| Source data |
• • • • •
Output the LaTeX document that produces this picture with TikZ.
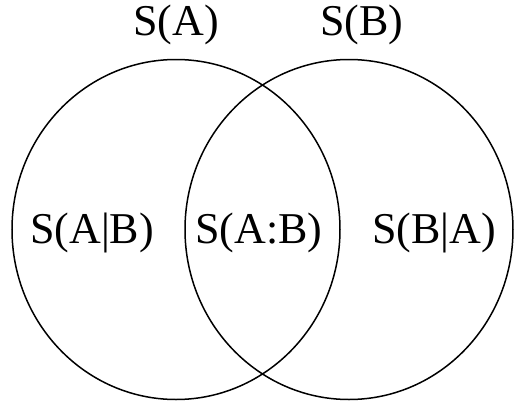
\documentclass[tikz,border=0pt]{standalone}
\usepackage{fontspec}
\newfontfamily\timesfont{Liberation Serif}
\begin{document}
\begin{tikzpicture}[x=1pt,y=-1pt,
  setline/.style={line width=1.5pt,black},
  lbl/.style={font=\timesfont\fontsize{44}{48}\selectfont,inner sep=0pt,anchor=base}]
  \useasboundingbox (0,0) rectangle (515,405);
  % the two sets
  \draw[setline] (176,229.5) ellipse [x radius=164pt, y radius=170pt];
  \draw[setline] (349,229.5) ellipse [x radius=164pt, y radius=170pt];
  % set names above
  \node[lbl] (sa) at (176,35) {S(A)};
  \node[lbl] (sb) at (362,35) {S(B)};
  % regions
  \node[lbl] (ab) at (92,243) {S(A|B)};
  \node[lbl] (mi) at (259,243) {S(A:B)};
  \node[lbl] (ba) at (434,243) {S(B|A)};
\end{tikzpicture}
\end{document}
• • • • •
| Exercise objective |
Give the data above again in full and unchanged, skipping the pictures.

| Result of this task |
Output the LaTeX document that produces this picture with TikZ.
\documentclass[tikz,border=0pt]{standalone}
\usepackage{fontspec}
\newfontfamily\timesfont{Liberation Serif}
\begin{document}
\begin{tikzpicture}[x=1pt,y=-1pt,
  setline/.style={line width=1.5pt,black},
  lbl/.style={font=\timesfont\fontsize{44}{48}\selectfont,inner sep=0pt,anchor=base}]
  \useasboundingbox (0,0) rectangle (515,405);
  % the two sets
  \draw[setline] (176,229.5) ellipse [x radius=164pt, y radius=170pt];
  \draw[setline] (349,229.5) ellipse [x radius=164pt, y radius=170pt];
  % set names above
  \node[lbl] (sa) at (176,35) {S(A)};
  \node[lbl] (sb) at (362,35) {S(B)};
  % regions
  \node[lbl] (ab) at (92,243) {S(A|B)};
  \node[lbl] (mi) at (259,243) {S(A:B)};
  \node[lbl] (ba) at (434,243) {S(B|A)};
\end{tikzpicture}
\end{document}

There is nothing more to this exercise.